In a research report released this morning, Macquarie Equities Research (MER) believes that the current market valuation is pricing in high hard landing risks and a sizeable Renminbi devaluation. However, MER belies that changes of these happening in the next six month is very low…

Here are excerpts from the MER report dated 7 September 2015:

 
Risk-off mode continued: Last week A-shares fell 2.2% on three trading days leading up to the parade. ChiNext dropped more by 11%. Meanwhile, H-shares declined for the 4th consecutive week by 6.0%. According to client feedback, market focus has shifted a bit from hard landing risks to capital outflows/FX reserves adequacy risks. The current market valuation seems to have priced in high hard landing risks and sizable RMB devaluation, as the MSCI China 12-month forward price-earnings (PE) is traded only at 8.4x. In MER’s view, the chances of these happening in the next six months are very low.

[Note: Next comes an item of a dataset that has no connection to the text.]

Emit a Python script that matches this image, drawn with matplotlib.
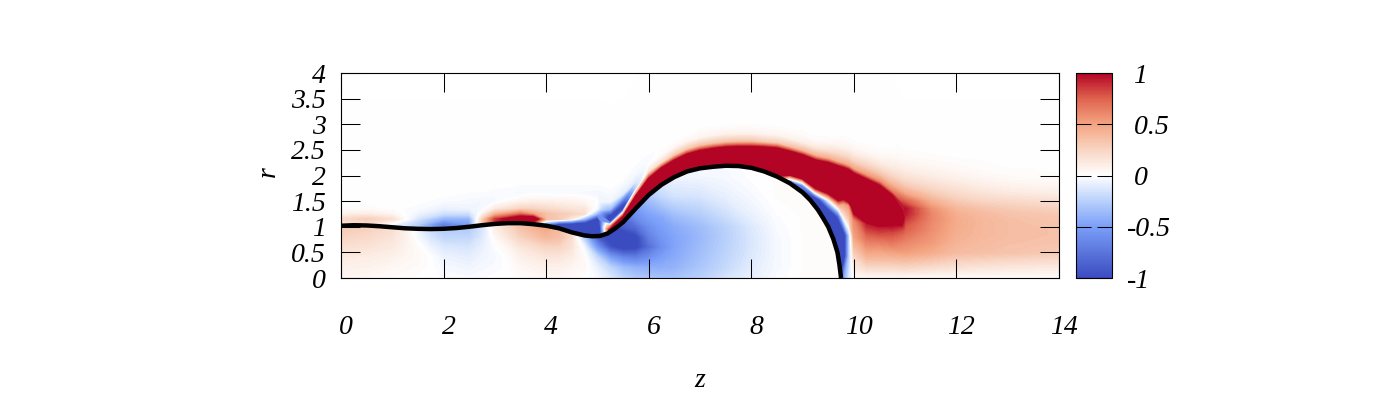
import numpy as np
import matplotlib
matplotlib.use("Agg")
import matplotlib.pyplot as plt
from matplotlib.path import Path
from matplotlib.colors import LinearSegmentedColormap, Normalize
from matplotlib.cm import ScalarMappable
from matplotlib.transforms import ScaledTranslation

plt.rcParams['font.family'] = ['Liberation Serif', 'DejaVu Serif']
plt.rcParams['font.style'] = 'italic'
FS = 20

z_ticks = [0, 2, 4, 6, 8, 10, 12, 14]
z_ticklabels = ['0', '2', '4', '6', '8', '10', '12', '14']
r_ticks = [0, 0.5, 1, 1.5, 2, 2.5, 3, 3.5, 4]
r_ticklabels = ['0', '0.5', '1', '1.5', '2', '2.5', '3', '3.5', '4']
c_ticks = [-1, -0.5, 0, 0.5, 1]
c_ticklabels = ['-1', '-0.5', '0', '0.5', '1']

# interface
iface_z = [0, .25, .5, .75, 1, 1.25, 1.5, 1.75, 2, 2.25, 2.5, 2.75, 3, 3.25, 3.5, 3.75, 4, 4.25, 4.5, 4.75, 4.9, 5.05, 5.2, 5.35, 5.5, 5.75,
           6, 6.25, 6.5, 6.75, 7, 7.25, 7.5, 7.75, 8, 8.25, 8.5, 8.75, 9, 9.15, 9.3, 9.4, 9.5, 9.6, 9.68, 9.72, 9.75]
iface_r = [1.02, 1.03, 1.025, 1.01, .99, .97, .96, .955, .96, .975, 1.0, 1.03, 1.055, 1.07, 1.07, 1.05, 1.02, .97, .89, .83, .815, .82, .87, .97, 1.09, 1.36,
           1.62, 1.82, 1.97, 2.08, 2.14, 2.17, 2.19, 2.185, 2.15, 2.08, 1.98, 1.85, 1.67, 1.52, 1.33, 1.17, 1.0, .76, .5, .25, 0]

# vorticity above the interface, in hundredths, one row per z value
outer_z = [0, .5, 1, 1.5, 2, 2.5, 2.75, 3, 3.5, 3.75, 4, 4.25, 4.5, 4.75, 5, 5.25, 5.5, 5.75, 6, 6.25, 6.5, 6.75, 7, 7.25,
           7.5, 7.75, 8, 8.25, 8.5, 8.75, 9, 9.25, 9.5, 9.7, 9.8, 9.9, 10, 10.25, 10.5, 10.75, 11, 11.5, 12, 12.5, 13, 13.5, 14]
# height of the upper edge of the strong sheet in each column
outer_top = [1.25, 1.25, 1.25, 1.25, 1.25, 1.25, 1.25, 1.25, 1.25, 1.25, 1.25, 1.25, 1.25, 1.25, 1.25, 1.1, 1.25, 1.64, 1.96, 2.14, 2.29, 2.41, 2.48, 2.52,
             2.55, 2.56, 2.56, 2.55, 2.53, 2.46, 2.38, 2.28, 2.23, 2.16, 2.13, 2.09, 2.02, 1.9, 1.78, 1.58, 1.25, 1.25, 1.25, 1.25, 1.25, 1.25, 1.25]
outer_h = [0, .25, .5, .7, .85, .95, 1.05, 1.15, 1.25, 1.35, 1.5, 1.65, 1.8, 1.95, 2.1, 2.25, 2.4, 2.55, 2.7, 3, 3.5]
outer_w = [
    [15, 15, 15, 15, 15, 15, 15, 22, 8, 1, 0, 0, 0, 0, 0, 0, 0, 0, 0, 0, 0],
    [20, 20, 20, 20, 20, 20, 20, 28, 10, 2, 0, 0, 0, 0, 0, 0, 0, 0, 0, 0, 0],
    [-3, -3, -3, -3, -3, -3, -3, 18, 5, 0, 0, 0, 0, 0, 0, 0, 0, 0, 0, 0, 0],
    [-25, -25, -25, -25, -25, -25, -25, -15, -6, -2, 0, 0, 0, 0, 0, 0, 0, 0, 0, 0, 0],
    [-70, -70, -70, -70, -70, -70, -70, -40, -18, -8, -2, 0, 0, 0, 0, 0, 0, 0, 0, 0, 0],
    [-50, -50, -50, -50, -50, -50, -50, -40, -18, -6, -3, -1, 0, 0, 0, 0, 0, 0, 0, 0, 0],
    [30, 30, 30, 30, 30, 30, 30, 25, 5, -3, -4, -1, 0, 0, 0, 0, 0, 0, 0, 0, 0],
    [90, 90, 90, 90, 90, 90, 90, 85, 40, 12, -3, -2, 0, 0, 0, 0, 0, 0, 0, 0, 0],
    [130, 130, 130, 130, 130, 130, 130, 130, 70, 25, 6, -3, -1, 0, 0, 0, 0, 0, 0, 0, 0],
    [60, 60, 60, 60, 60, 60, 60, 130, 50, 25, 8, -2, -1, 0, 0, 0, 0, 0, 0, 0, 0],
    [-60, -60, -60, -60, -60, -60, -60, 35, 35, 22, 8, -2, -1, 0, 0, 0, 0, 0, 0, 0, 0],
    [-110, -110, -110, -110, -110, -110, -110, 30, 30, 18, 7, -2, -1, 0, 0, 0, 0, 0, 0, 0, 0],
    [-120, -120, -120, -120, -120, -120, -120, 10, 25, 15, 6, -2, -1, 0, 0, 0, 0, 0, 0, 0, 0],
    [-150, -150, -150, -150, -150, -150, -130, -40, 18, 14, 4, -3, -1, 0, 0, 0, 0, 0, 0, 0, 0],
    [-160, -160, -160, -160, -160, -160, -150, -120, -40, -4, 0, -4, -1, 0, 0, 0, 0, 0, 0, 0, 0],
    [110, 110, 110, 110, 110, 110, 120, 50, -120, -120, -35, -5, -2, 0, 0, 0, 0, 0, 0, 0, 0],
    [150, 150, 150, 150, 150, 150, 150, 150, 40, -130, -80, -10, -4, 0, 0, 0, 0, 0, 0, 0, 0],
    [200, 200, 200, 200, 200, 200, 200, 200, 50, -25, -12, -3, -1, 0, 0, 0, 0, 0, 0, 0, 0],
    [200, 200, 200, 200, 200, 200, 200, 200, 80, 15, -1, -2, 0, 0, 0, 0, 0, 0, 0, 0, 0],
    [200, 200, 200, 200, 200, 200, 200, 200, 100, 20, 2, 0, 0, 0, 0, 0, 0, 0, 0, 0, 0],
    [200, 200, 200, 200, 200, 200, 200, 200, 100, 30, 4, 0, 0, 0, 0, 0, 0, 0, 0, 0, 0],
    [200, 200, 200, 200, 200, 200, 200, 200, 100, 32, 5, 0, 0, 0, 0, 0, 0, 0, 0, 0, 0],
    [200, 200, 200, 200, 200, 200, 200, 200, 100, 35, 6, 1, 0, 0, 0, 0, 0, 0, 0, 0, 0],
    [200, 200, 200, 200, 200, 200, 200, 200, 100, 35, 7, 1, 0, 0, 0, 0, 0, 0, 0, 0, 0],
    [200, 200, 200, 200, 200, 200, 200, 200, 100, 35, 8, 1, 0, 0, 0, 0, 0, 0, 0, 0, 0],
    [200, 200, 200, 200, 200, 200, 200, 200, 100, 35, 8, 1, 0, 0, 0, 0, 0, 0, 0, 0, 0],
    [200, 200, 200, 200, 200, 200, 200, 200, 100, 35, 8, 1, 0, 0, 0, 0, 0, 0, 0, 0, 0],
    [200, 200, 200, 200, 200, 200, 200, 200, 100, 30, 6, 1, 0, 0, 0, 0, 0, 0, 0, 0, 0],
    [50, 50, 50, 50, 50, 50, 200, 200, 100, 30, 6, 1, 0, 0, 0, 0, 0, 0, 0, 0, 0],
    [-90, -90, -90, -90, -90, -90, 170, 200, 105, 35, 8, 1, 0, 0, 0, 0, 0, 0, 0, 0, 0],
    [-130, -130, -130, -130, -130, -60, 170, 200, 110, 40, 10, 2, 0, 0, 0, 0, 0, 0, 0, 0, 0],
    [-130, -130, -130, -130, -130, 80, 200, 200, 110, 45, 14, 2, 0, 0, 0, 0, 0, 0, 0, 0, 0],
    [-160, -160, -160, -160, -5, 130, 200, 200, 110, 45, 18, 4, 0, 0, 0, 0, 0, 0, 0, 0, 0],
    [-100, -120, -170, -80, 70, 170, 200, 200, 110, 45, 22, 7, 1, 0, 0, 0, 0, 0, 0, 0, 0],
    [-50, -130, -130, 10, 50, 140, 200, 200, 110, 47, 23, 8, 2, 0, 0, 0, 0, 0, 0, 0, 0],
    [-15, -30, -30, 30, 55, 170, 200, 200, 110, 48, 24, 9, 2, 0, 0, 0, 0, 0, 0, 0, 0],
    [3, 22, 50, 60, 130, 190, 200, 200, 110, 50, 25, 10, 3, 0, 0, 0, 0, 0, 0, 0, 0],
    [3, 38, 68, 95, 200, 200, 200, 200, 110, 55, 30, 14, 4, 1, 0, 0, 0, 0, 0, 0, 0],
    [2, 36, 66, 95, 200, 200, 200, 200, 110, 60, 32, 16, 6, 1, 0, 0, 0, 0, 0, 0, 0],
    [2, 33, 62, 82, 105, 150, 200, 200, 110, 65, 40, 24, 13, 7, 2, 0, 0, 0, 0, 0, 0],
    [2, 28, 52, 62, 70, 76, 80, 88, 95, 98, 75, 48, 30, 18, 10, 5, 2, 0, 0, 0, 0],
    [1, 24, 46, 54, 57, 59, 60, 62, 62, 58, 44, 30, 20, 12, 7, 3, 1, 0, 0, 0, 0],
    [1, 20, 38, 42, 44, 45, 46, 46, 44, 40, 30, 21, 14, 8, 4, 2, 0, 0, 0, 0, 0],
    [1, 18, 36, 38, 40, 40, 40, 40, 38, 34, 24, 16, 10, 5, 2, 1, 0, 0, 0, 0, 0],
    [1, 16, 34, 36, 37, 37, 37, 36, 34, 30, 22, 13, 7, 3, 1, 0, 0, 0, 0, 0, 0],
    [1, 15, 32, 35, 36, 36, 35, 34, 32, 28, 20, 11, 6, 2, 1, 0, 0, 0, 0, 0, 0],
    [1, 14, 30, 34, 35, 35, 34, 33, 30, 26, 18, 10, 5, 2, 0, 0, 0, 0, 0, 0, 0],
]

# vorticity below the interface, in hundredths, one row per z value
inner_z = [0, .5, 1, 1.25, 1.5, 1.75, 2, 2.5, 2.75, 3, 3.25, 3.5, 4, 4.25, 4.5, 4.75, 5, 5.25, 5.5, 5.75,
           6, 6.25, 6.5, 7, 7.5, 8, 8.5, 9, 9.8]
inner_r = [0, .2, .4, .6, .8, 1, 1.2, 1.6, 2, 2.4]
inner_w = [
    [5, 8, 12, 18, 25, 30, 30, 30, 30, 30],
    [4, 7, 10, 16, 22, 28, 28, 28, 28, 28],
    [2, 4, 8, 12, 16, 20, 20, 20, 20, 20],
    [1, 3, 5, 7, 8, 8, 8, 8, 8, 8],
    [0, 2, 3, 2, -3, -8, -8, -8, -8, -8],
    [0, 0, 0, -6, -14, -20, -20, -20, -20, -20],
    [-1, -3, -6, -12, -22, -30, -30, -30, -30, -30],
    [-2, -5, -9, -14, -22, -30, -30, -30, -30, -30],
    [-1, -3, -5, -8, -12, -15, -15, -15, -15, -15],
    [0, -2, -3, -1, 3, 10, 10, 10, 10, 10],
    [-1, 0, 1, 5, 14, 22, 22, 22, 22, 22],
    [2, 4, 8, 14, 26, 35, 35, 35, 35, 35],
    [4, 8, 14, 24, 40, 50, 50, 50, 50, 50],
    [4, 8, 14, 24, 36, 40, 40, 40, 40, 40],
    [2, 5, 10, 16, 20, 10, 10, 10, 10, 10],
    [0, 3, 2, -5, -30, -60, -60, -60, -60, -60],
    [-3, -8, -20, -55, -90, -100, -100, -100, -100, -100],
    [-12, -22, -50, -95, -110, -100, -100, -100, -100, -100],
    [-22, -35, -65, -110, -120, -90, -80, -80, -80, -80],
    [-28, -40, -70, -105, -105, -80, -60, -40, -40, -40],
    [-30, -42, -60, -80, -70, -60, -50, -30, -15, -15],
    [-32, -42, -50, -60, -55, -50, -45, -20, -8, -8],
    [-32, -40, -44, -47, -47, -44, -36, -15, -5, -5],
    [-25, -30, -33, -35, -37, -35, -28, -14, -4, -3],
    [-15, -20, -22, -24, -25, -24, -18, -8, -3, -2],
    [-8, -10, -12, -13, -13, -12, -8, -3, 0, 0],
    [-2, -3, -3, -3, -3, -2, -1, 1, 1, 1],
    [1, 1, 1, 1, 1, 1, 1, 1, 1, 1],
    [2, 2, 2, 2, 2, 2, 2, 2, 2, 2],
]

cmap = LinearSegmentedColormap.from_list('vort', [
    (0.0, '#3b4cc0'), (0.25, '#7b9ff9'), (0.375, '#b8d0fb'), (0.5, '#ffffff'),
    (0.625, '#f8d5c3'), (0.75, '#f4a582'), (0.875, '#df634e'), (1.0, '#b40426')])
norm = Normalize(-1, 1)
levels = np.linspace(-1, 1, 128)

fig = plt.figure(figsize=(14, 4), dpi=100)
ax = fig.add_axes([341 / 1400, 122 / 400, 718 / 1400, 205 / 400])
cax = fig.add_axes([1076 / 1400, 122 / 400, 36 / 1400, 205 / 400])

ax.set_xlim(0, 14)
ax.set_ylim(0, 4)

above = Path(list(zip(iface_z, iface_r)) + [(14, 0), (14, 4), (0, 4), (0, iface_r[0])])
below = Path([(0, 0)] + list(zip(iface_z, iface_r)) + [(0, 0)])

# the outer mesh follows the sheet: rows stretch up to its edge, then keep their spacing
h = np.array(outer_h)
top = np.array(outer_top)[:, None]
R_o = np.where(h <= 1.25, h * top / 1.25, h + top - 1.25)
Z_o = np.repeat(np.array(outer_z)[:, None], len(outer_h), axis=1)
cs_o = ax.contourf(Z_o, R_o, np.array(outer_w) / 100, levels=levels, cmap=cmap, norm=norm, extend='both')
cs_o.set_clip_path(above, ax.transData)
cs_i = ax.contourf(inner_z, inner_r, np.array(inner_w).T / 100, levels=levels, cmap=cmap, norm=norm, extend='both')
cs_i.set_clip_path(below, ax.transData)

ax.plot(iface_z, iface_r, color='black', lw=3.2, solid_capstyle='butt', solid_joinstyle='round', zorder=4)

TL = 13.7
ax.set_xticks(z_ticks, z_ticklabels)
ax.set_yticks(r_ticks, r_ticklabels)
ax.tick_params(axis='both', direction='in', length=TL, width=0.75, top=True, right=True, labelsize=FS)
ax.tick_params(axis='x', pad=27)
ax.tick_params(axis='y', pad=11)
for t in ax.get_xticklabels():
    t.set_transform(t.get_transform() + ScaledTranslation(3.5 / 72, 0, fig.dpi_scale_trans))
for s in ax.spines.values():
    s.set_linewidth(0.8)
    s.set_zorder(6)
ax.set_xlabel('z', fontsize=FS)
ax.xaxis.set_label_coords(0.5, -0.5)
ax.xaxis.label.set_verticalalignment('center')
ax.set_ylabel('r', fontsize=FS)
ax.yaxis.set_label_coords(-0.1017, 0.52)
ax.yaxis.label.set_verticalalignment('center')

sm = ScalarMappable(norm=norm, cmap=cmap)
cb = fig.colorbar(sm, cax=cax)
cb.set_ticks(c_ticks, labels=[(' ' + s if not s.startswith('-') else s) for s in c_ticklabels])
cb.outline.set_linewidth(0.8)
cax.tick_params(axis='y', direction='in', length=10.5, width=0.75, left=True, right=True, labelsize=FS, pad=11)

fig.savefig('out.png', dpi=100)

RMB strengthened to reduce depreciation expectations: On Aug 27, MER wrote that “We even see some risk that the RMB would strengthen from the current level of 6.40 as a way to reduce capital outflows.” Since then, the onshore Chinese Yuan (CNY) has strengthened to 6.35 while the offshore China Spot (CNH) is still traded at 6.47, posing a historically high gap between these two. The gap has to narrow due to the presence of arbitrage opportunities. Most likely, the CNH will move towards the CNY, as it’s clear that the Peopple’s Bank of China (PBoC) is determined to stabilize the RMB in the near term. To be sure, MER never believed the devaluation on Aug 11 started a large devaluation cycle, as MER made a clear call the same day that “sizable depreciation (>5%) by year-end is not very likely.”

 
Capital outflows/FX reserves adequacy manageable: MER argued before that the hard landing fears are overdone. MER also believes the current concerns on capital outflows and FX reserves adequacy are overdone as well. The market is paying a lot of attention to August’s FX reserves number, which might drop by $100billion-150billion. However, only a fraction of the money actually flowed out of China. The remainder has just changed from FX reserves to FX deposits in China’s commercial banks. More importantly, it’s problematic to extrapolate the current pace of FX reserves depletion into the next few months, as the selloff pressure would ease if the PBoC could stabilize depreciation expectations. MER believes the intervention by the PBoC is credible, as the FX reserves owned by the PBoC could enable it to intervene not for months, but for years, not to mention that it has the power to impose all kinds of measures to limit currency speculation.

 
The new normal of China’s monetary policy: The key question for the PBoC now is how to unwind the $1.0-1.5trillion carry trade accumulated during the quantitative years as smoothly as possible without posing big shocks to the domestic liquidity system. Probably the best policy mix is to use periodic currency intervention to smooth capital outflows, while maintaining domestic policy independence. It seems to be exactly what the PBoC is doing now. Given $3.7 trillion FX reserves and $500bn annual trade surplus, the PBoC has the capacity to carry out such a strategy for a long time. In the end, the unwinding of the carry trade would cause China’s FX reserves to drop by $1.0tn or more, which is good for China if it goes smoothly.